Financial Planning and Analysis

What Is the Minimum Payment Due on a Credit Card?

Beyond the number: understand credit card minimum payments. Learn their makeup, financial consequences, and how to easily locate this vital figure.

A credit card’s minimum payment is the smallest sum a cardholder must pay to their issuer by a specific due date. This payment ensures the account remains in good standing, preventing late fees and avoiding negative impacts on the cardholder’s financial record. It is a standard feature across revolving credit accounts, allowing repayment flexibility while requiring a baseline contribution.

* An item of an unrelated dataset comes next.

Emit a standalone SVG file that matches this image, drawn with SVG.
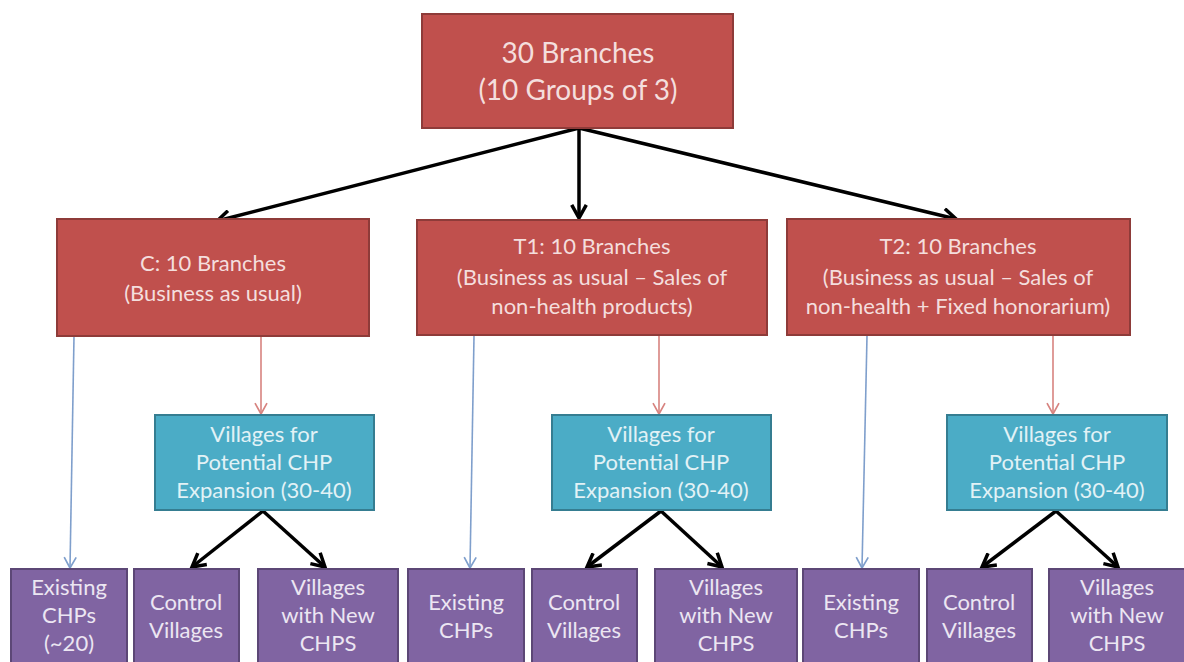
<svg xmlns="http://www.w3.org/2000/svg" width="1184" height="662" viewBox="0 0 1184 662">
<defs>
<style>
.red{fill:#C0504D;stroke:#8E3B39;stroke-width:2}
.cyan{fill:#4BACC6;stroke:#357D91;stroke-width:2}
.pur{fill:#8064A2;stroke:#5C4776;stroke-width:2}
text{font-family:Lato,"Open Sans","Liberation Sans",sans-serif;text-anchor:middle}
.tr{fill:#F4DEDD}
.tc{fill:#E2F2F6}
.tp{fill:#ECE6F2}
.big{font-size:28px}
.mid{font-size:22px}
.sm{font-size:22px}
.blk{stroke:#000;stroke-width:3.5;fill:none}
.bl{stroke:#7F9FCC;stroke-width:1.6;fill:none}
.rl{stroke:#D7837F;stroke-width:1.6;fill:none}
</style>
<marker id="ab" viewBox="0 0 12 12" refX="10" refY="6" markerWidth="5" markerHeight="5" orient="auto" markerUnits="strokeWidth">
<path d="M1,1 L10,6 L1,11" fill="none" stroke="#000" stroke-width="2.4"/>
</marker>
<marker id="abl" viewBox="0 0 12 12" refX="10" refY="6" markerWidth="9" markerHeight="9" orient="auto" markerUnits="strokeWidth">
<path d="M1,1 L10,6 L1,11" fill="none" stroke="#7F9FCC" stroke-width="1.4"/>
</marker>
<marker id="arl" viewBox="0 0 12 12" refX="10" refY="6" markerWidth="9" markerHeight="9" orient="auto" markerUnits="strokeWidth">
<path d="M1,1 L10,6 L1,11" fill="none" stroke="#D7837F" stroke-width="1.4"/>
</marker>
</defs>
<rect width="1184" height="662" fill="#fff"/>

<g id="connectors">
<path class="blk" d="M579,128 L217,221" marker-end="url(#ab)"/>
<path class="blk" d="M579,128 L579,218" marker-end="url(#ab)"/>
<path class="blk" d="M579,128 L956,219" marker-end="url(#ab)"/>

<path class="bl" d="M74,336 L70,568" marker-end="url(#abl)"/>
<path class="rl" d="M261,336 L261,414" marker-end="url(#arl)"/>
<path class="bl" d="M474,336 L470,568" marker-end="url(#abl)"/>
<path class="rl" d="M659,336 L659,414" marker-end="url(#arl)"/>
<path class="bl" d="M867,336 L862,568" marker-end="url(#abl)"/>
<path class="rl" d="M1053,336 L1053,414" marker-end="url(#arl)"/>

<path class="blk" d="M263,511 L192,567" marker-end="url(#ab)"/>
<path class="blk" d="M263,511 L325,567" marker-end="url(#ab)"/>
<path class="blk" d="M661,511 L587,567" marker-end="url(#ab)"/>
<path class="blk" d="M661,511 L722,567" marker-end="url(#ab)"/>
<path class="blk" d="M1056,511 L982,567" marker-end="url(#ab)"/>
<path class="blk" d="M1056,511 L1118,567" marker-end="url(#ab)"/>
</g>

<g id="top">
<rect class="red" x="422" y="14" width="311" height="114"/>
<text class="tr big" x="578" y="63">30 Branches</text>
<text class="tr big" x="578" y="100">(10 Groups of 3)</text>
</g>

<g id="c">
<rect class="red" x="57" y="219" width="312" height="117"/>
<text class="tr mid" x="213" y="271">C: 10 Branches</text>
<text class="tr mid" x="213" y="301">(Business as usual)</text>
</g>
<g id="t1">
<rect class="red" x="417" y="220" width="350" height="115"/>
<text class="tr mid" x="592" y="254">T1: 10 Branches</text>
<text class="tr mid" x="592" y="285">(Business as usual – Sales of</text>
<text class="tr mid" x="592" y="314">non-health products)</text>
</g>
<g id="t2">
<rect class="red" x="787" y="219" width="343" height="116"/>
<text class="tr mid" x="958" y="254">T2: 10 Branches</text>
<text class="tr mid" x="958" y="285">(Business as usual – Sales of</text>
<text class="tr mid" x="958" y="314">non-health + Fixed honorarium)</text>
</g>

<g id="c-villages">
<rect class="cyan" x="155" y="415" width="219" height="95"/>
<text class="tc sm" x="264" y="442">Villages for</text>
<text class="tc sm" x="264" y="470">Potential CHP</text>
<text class="tc sm" x="264" y="498">Expansion (30-40)</text>
</g>
<g id="t1-villages">
<rect class="cyan" x="552" y="415" width="219" height="95"/>
<text class="tc sm" x="661" y="442">Villages for</text>
<text class="tc sm" x="661" y="470">Potential CHP</text>
<text class="tc sm" x="661" y="498">Expansion (30-40)</text>
</g>
<g id="t2-villages">
<rect class="cyan" x="947" y="415" width="220" height="95"/>
<text class="tc sm" x="1057" y="442">Villages for</text>
<text class="tc sm" x="1057" y="470">Potential CHP</text>
<text class="tc sm" x="1057" y="498">Expansion (30-40)</text>
</g>

<g id="c-existing">
<rect class="pur" x="11" y="569" width="116" height="100"/>
<text class="tp sm" x="69" y="595">Existing</text>
<text class="tp sm" x="69" y="623">CHPs</text>
<text class="tp sm" x="69" y="651">(~20)</text>
</g>
<g id="c-control">
<rect class="pur" x="134" y="569" width="105" height="100"/>
<text class="tp sm" x="186" y="610">Control</text>
<text class="tp sm" x="186" y="638">Villages</text>
</g>
<g id="c-new">
<rect class="pur" x="258" y="569" width="140" height="100"/>
<text class="tp sm" x="328" y="595">Villages</text>
<text class="tp sm" x="328" y="623">with New</text>
<text class="tp sm" x="328" y="651">CHPS</text>
</g>

<g id="t1-existing">
<rect class="pur" x="408" y="569" width="116" height="100"/>
<text class="tp sm" x="466" y="610">Existing</text>
<text class="tp sm" x="466" y="638">CHPs</text>
</g>
<g id="t1-control">
<rect class="pur" x="532" y="569" width="105" height="100"/>
<text class="tp sm" x="584" y="610">Control</text>
<text class="tp sm" x="584" y="638">Villages</text>
</g>
<g id="t1-new">
<rect class="pur" x="655" y="569" width="142" height="100"/>
<text class="tp sm" x="726" y="595">Villages</text>
<text class="tp sm" x="726" y="623">with New</text>
<text class="tp sm" x="726" y="651">CHPS</text>
</g>

<g id="t2-existing">
<rect class="pur" x="803" y="569" width="116" height="100"/>
<text class="tp sm" x="861" y="610">Existing</text>
<text class="tp sm" x="861" y="638">CHPs</text>
</g>
<g id="t2-control">
<rect class="pur" x="927" y="569" width="105" height="100"/>
<text class="tp sm" x="979" y="610">Control</text>
<text class="tp sm" x="979" y="638">Villages</text>
</g>
<g id="t2-new">
<rect class="pur" x="1049" y="569" width="142" height="100"/>
<text class="tp sm" x="1117" y="595">Villages</text>
<text class="tp sm" x="1117" y="623">with New</text>
<text class="tp sm" x="1117" y="651">CHPS</text>
</g>
</svg>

How Minimum Payments Are Calculated

Credit card issuers determine the minimum payment due through factors involving a percentage of the outstanding balance. This percentage falls within 1% to 3% of the total balance, with specific terms outlined in each cardholder agreement. A common calculation involves 2% of the outstanding principal, plus any interest accrued since the last billing cycle.

Beyond a percentage of the balance and new interest charges, the calculation incorporates any past due amounts or fees. If a cardholder missed a previous payment or incurred an annual fee, these charges are added to the current minimum due. This addresses all outstanding obligations, at least partially, with each billing cycle.

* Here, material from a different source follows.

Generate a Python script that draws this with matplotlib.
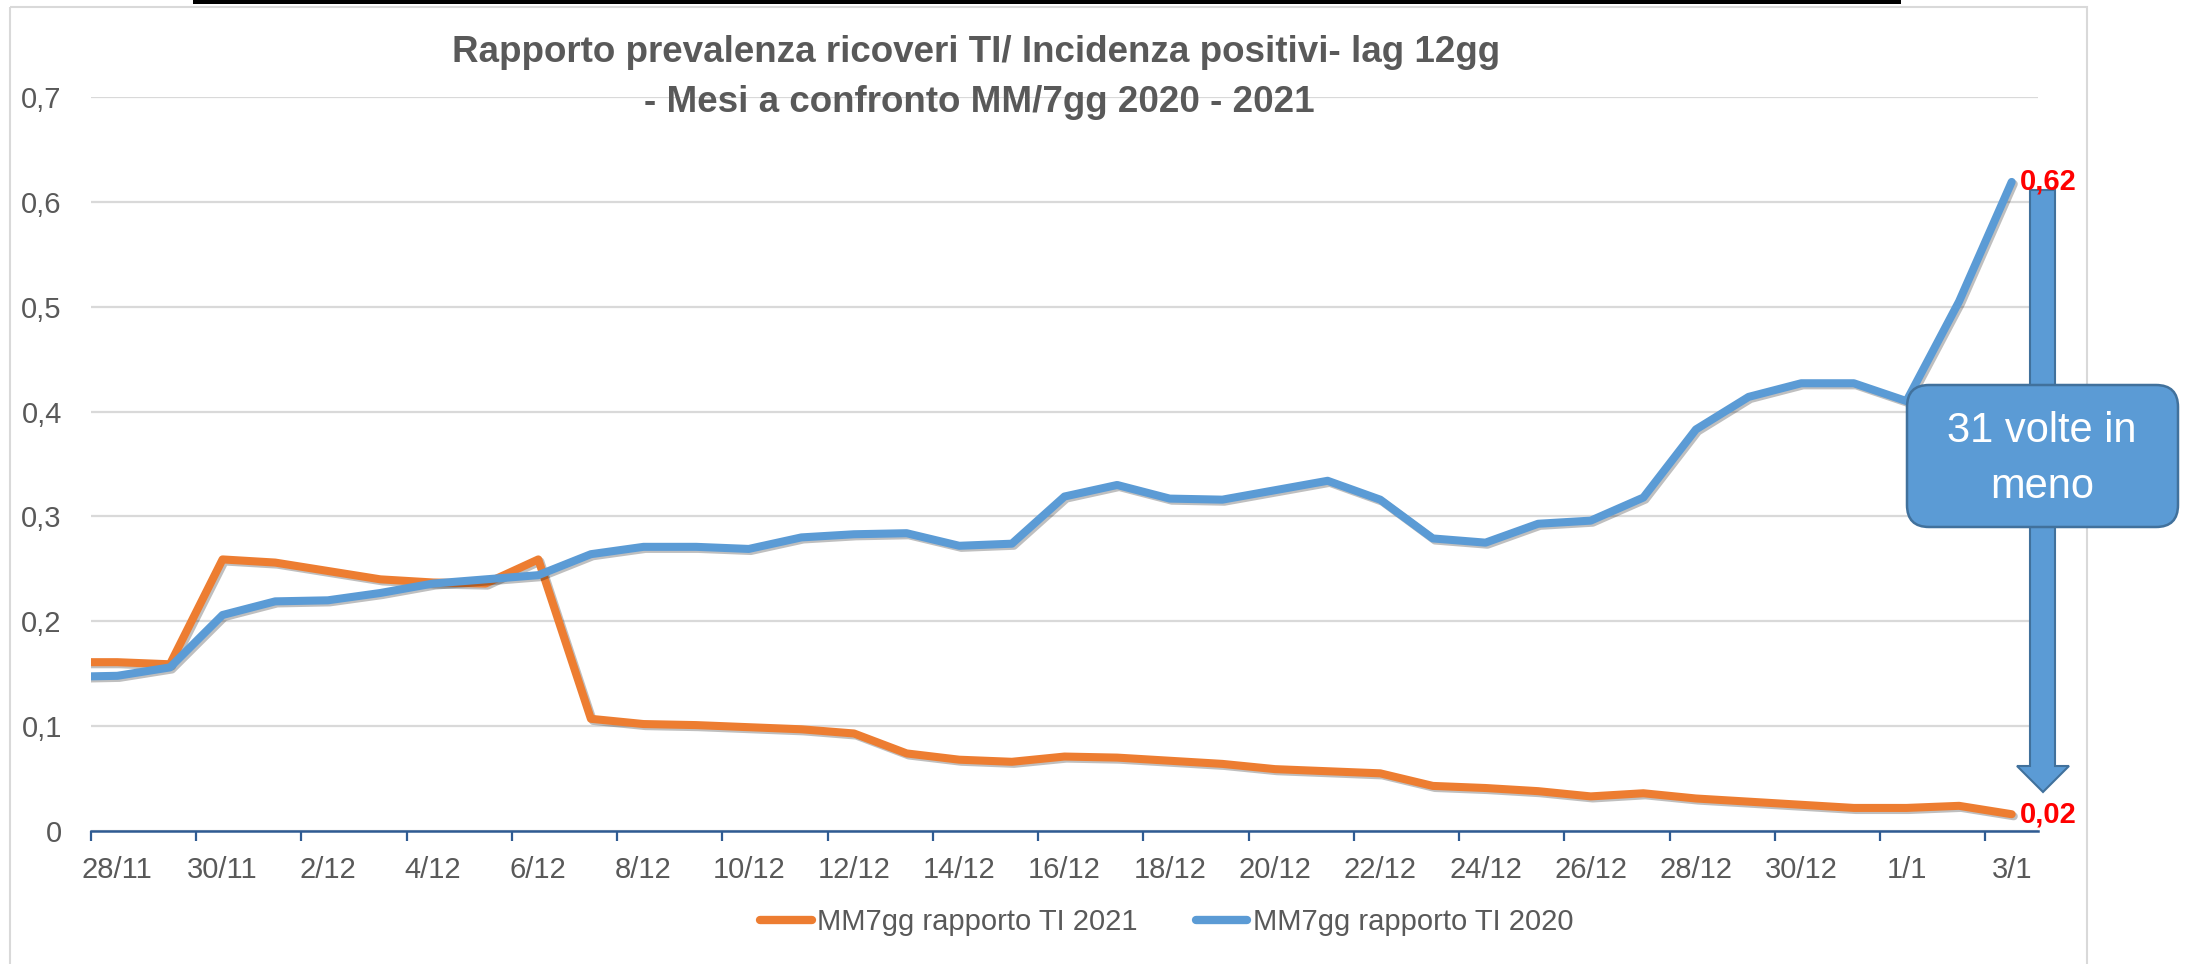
import matplotlib
matplotlib.use("Agg")
import matplotlib.pyplot as plt
import matplotlib.patheffects as pe
from matplotlib.transforms import Affine2D
from matplotlib.patches import FancyBboxPatch, Polygon, Rectangle
from matplotlib.lines import Line2D
import numpy as np

plt.rcParams['font.family'] = ['Liberation Sans', 'DejaVu Sans']

# ---------------- data ----------------
# one day before the first label (27/11) is partly visible at the left edge
days = ["27/11", "28/11", "29/11", "30/11", "1/12", "2/12", "3/12", "4/12", "5/12", "6/12",
        "7/12", "8/12", "9/12", "10/12", "11/12", "12/12", "13/12", "14/12", "15/12",
        "16/12", "17/12", "18/12", "19/12", "20/12", "21/12", "22/12", "23/12", "24/12",
        "25/12", "26/12", "27/12", "28/12", "29/12", "30/12", "31/12", "1/1", "2/1", "3/1"]

tick_labels = ["28/11", "30/11", "2/12", "4/12", "6/12", "8/12", "10/12", "12/12", "14/12",
               "16/12", "18/12", "20/12", "22/12", "24/12", "26/12", "28/12", "30/12", "1/1", "3/1"]

mm7_2021 = [0.161, 0.161, 0.159, 0.259, 0.256, 0.248, 0.240, 0.237, 0.236, 0.259,
            0.107, 0.102, 0.101, 0.099, 0.097, 0.093, 0.074, 0.068, 0.066, 0.071,
            0.070, 0.067, 0.064, 0.059, 0.057, 0.055, 0.043, 0.041, 0.038, 0.033,
            0.036, 0.031, 0.028, 0.025, 0.022, 0.022, 0.024, 0.016]

mm7_2020 = [0.147, 0.148, 0.156, 0.206, 0.219, 0.220, 0.227, 0.236, 0.240, 0.244,
            0.264, 0.271, 0.271, 0.269, 0.280, 0.283, 0.284, 0.272, 0.274, 0.319,
            0.330, 0.317, 0.316, 0.325, 0.334, 0.316, 0.279, 0.275, 0.293, 0.296,
            0.318, 0.383, 0.414, 0.427, 0.427, 0.410, 0.505, 0.619]

yticks = [0, 0.1, 0.2, 0.3, 0.4, 0.5, 0.6, 0.7]
ytick_labels = ["0", "0,1", "0,2", "0,3", "0,4", "0,5", "0,6", "0,7"]

title1 = "Rapporto prevalenza ricoveri TI/ Incidenza positivi- lag 12gg"
title2 = "- Mesi a confronto MM/7gg 2020 - 2021"
label_2021 = "MM7gg rapporto TI 2021"
label_2020 = "MM7gg rapporto TI 2020"
callout = ["31 volte in", "meno"]

ORANGE = "#ED7D31"
BLUE = "#5B9BD5"
BLUE_EDGE = "#41719C"
GRAY = "#595959"

# ---------------- figure ----------------
W, H = 2188, 964
fig = plt.figure(figsize=(W / 100, H / 100), dpi=100)
px = Affine2D().scale(1 / W, -1 / H).translate(0, 1) + fig.transFigure

ax = fig.add_axes([91 / W, 1 - 831 / H, (2038 - 91) / W, (831 - 97) / H])
x = np.arange(len(days)) - 1  # index 0 = 28/11

shadow = [pe.SimpleLineShadow(offset=(1.5, -1.5), shadow_color="black", alpha=0.25),
          pe.Normal()]
ax.plot(x, mm7_2021, color=ORANGE, lw=5.8, solid_joinstyle="round",
        solid_capstyle="round", path_effects=shadow, zorder=3, label=label_2021)
ax.plot(x, mm7_2020, color=BLUE, lw=5.8, solid_joinstyle="round",
        solid_capstyle="round", path_effects=shadow, zorder=4, label=label_2020)

n = len(days) - 1
ax.set_xlim(-0.5, n - 0.5)
ax.set_ylim(0, 0.7)

ax.set_yticks(yticks)
ax.set_yticklabels(ytick_labels)
ax.tick_params(axis="y", length=0, pad=21, labelsize=21, labelcolor=GRAY)
ax.yaxis.grid(True, color="#D9D9D9", lw=1.6, zorder=0)
ax.set_axisbelow(True)

ax.set_xticks(np.arange(-0.5, n - 0.5, 2))
ax.set_xticklabels([])
ax.set_xticks(np.arange(0, n, 2), minor=True)
ax.set_xticklabels(tick_labels, minor=True)
ax.tick_params(axis="x", which="major", length=7.5, width=1.6, color="#2F5B92", direction="out")
ax.tick_params(axis="x", which="minor", length=0, pad=18, labelsize=21, labelcolor=GRAY)

for s in ["top", "right", "left"]:
    ax.spines[s].set_visible(False)
ax.spines["bottom"].set_color("#2F5B92")
ax.spines["bottom"].set_linewidth(1.8)
ax.spines["bottom"].set_zorder(5)

# ---------------- decorations ----------------
# chart border and the black bar at the top of the screenshot
fig.add_artist(Rectangle((10, 7), 2077, 1000, transform=px, fill=False,
                         edgecolor="#D9D9D9", lw=1.5, zorder=-1))
fig.add_artist(Rectangle((193, 0), 1708, 4, transform=px, facecolor="black",
                         edgecolor="none", zorder=-1))

fig.text(976 / W, 1 - 53 / H, title1, ha="center", va="center", fontsize=26.5,
         fontweight="bold", color=GRAY)
fig.text(979 / W, 1 - 103 / H, title2, ha="center", va="center", fontsize=26.5,
         fontweight="bold", color=GRAY)

# arrow
arrow = Polygon([(2030, 190), (2055, 190), (2055, 766), (2069, 766), (2043, 792),
                 (2017, 766), (2030, 766)], closed=True, transform=px,
                facecolor=BLUE, edgecolor=BLUE_EDGE, lw=1.5, clip_on=False, zorder=6)
ax.add_artist(arrow)

# callout box
box = FancyBboxPatch((1907, 385), 271, 142, boxstyle="round,pad=0,rounding_size=22",
                     transform=px, facecolor=BLUE, edgecolor=BLUE_EDGE, lw=1.8,
                     clip_on=False, zorder=7)
ax.add_artist(box)
ax.text(2042, 431, callout[0], transform=px, ha="center", va="center", fontsize=30,
        color="white", zorder=8, clip_on=False)
ax.text(2042, 487, callout[1], transform=px, ha="center", va="center", fontsize=30,
        color="white", zorder=8, clip_on=False)

# data labels of the last points
def fmt(v):
    return f"{v:.2f}".replace(".", ",")

for series in (mm7_2020, mm7_2021):
    ax.annotate(fmt(series[-1]), xy=(x[-1], series[-1]), xytext=(6, 0),
                textcoords="offset points", ha="left", va="center", fontsize=21,
                fontweight="bold", color="red", zorder=9, annotation_clip=False)

# legend
handles = [Line2D([], [], color=ORANGE, lw=6, solid_capstyle="round"),
           Line2D([], [], color=BLUE, lw=6, solid_capstyle="round")]
leg = fig.legend(handles, [label_2021, label_2020], loc="center",
                 bbox_to_anchor=(1167 / W, 1 - 922 / H), ncol=2, frameon=False,
                 fontsize=21, handlelength=1.75, handletextpad=0.2, columnspacing=2.0,
                 labelcolor=GRAY)

fig.savefig("out.png", dpi=100)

Credit card agreements specify a minimum dollar amount for the payment, typically $25 to $35. If the calculated percentage of the balance, plus interest and fees, is lower than this threshold, the cardholder must pay the higher, preset minimum dollar amount. The precise methodology for calculating minimum payments varies between issuers and is detailed in the terms and conditions.

The Financial Impact of Only Paying the Minimum

Consistently paying only the minimum amount due can extend the time required to eliminate debt. This results in a greater total cost than the original principal borrowed. Since only a small portion of the principal balance is addressed with each minimum payment, the outstanding balance remains high, leading to substantial interest accumulation.

Interest on credit card balances is compounded daily, meaning it’s calculated on the initial principal and accumulated interest. When minimum payments barely cover monthly interest charges, the principal balance decreases slowly, or may even increase with new purchases. This compounding effect means a cardholder pays interest on interest, making debt repayment prolonged and costly.

A high credit utilization ratio, the amount of credit used compared to total available credit, results from consistently paying only the minimum. As the balance remains high relative to the credit limit, this ratio increases. While not a direct financial cost, a high utilization ratio indicates greater reliance on borrowed funds and can influence financial health. Maintaining a high balance means more available credit is tied up, potentially limiting financial flexibility.

Where to Find Your Minimum Payment

Credit card statements are the main source for locating the minimum payment amount and due date. Electronic or postal statements clearly display this required payment information. This section is prominently featured, often near the top or within a summary box.

Credit card issuers provide online account portals and mobile applications where cardholders can view their current balance and minimum payment details. Logging into these platforms allows quick retrieval of payment details and direct payment options. This digital access offers convenience and up-to-date information.

If digital access is unavailable, cardholders can obtain minimum payment information through automated phone systems. Many issuers offer interactive voice response (IVR) systems that provide account summaries after account verification. Directly contacting customer service is another reliable method for confirming these details.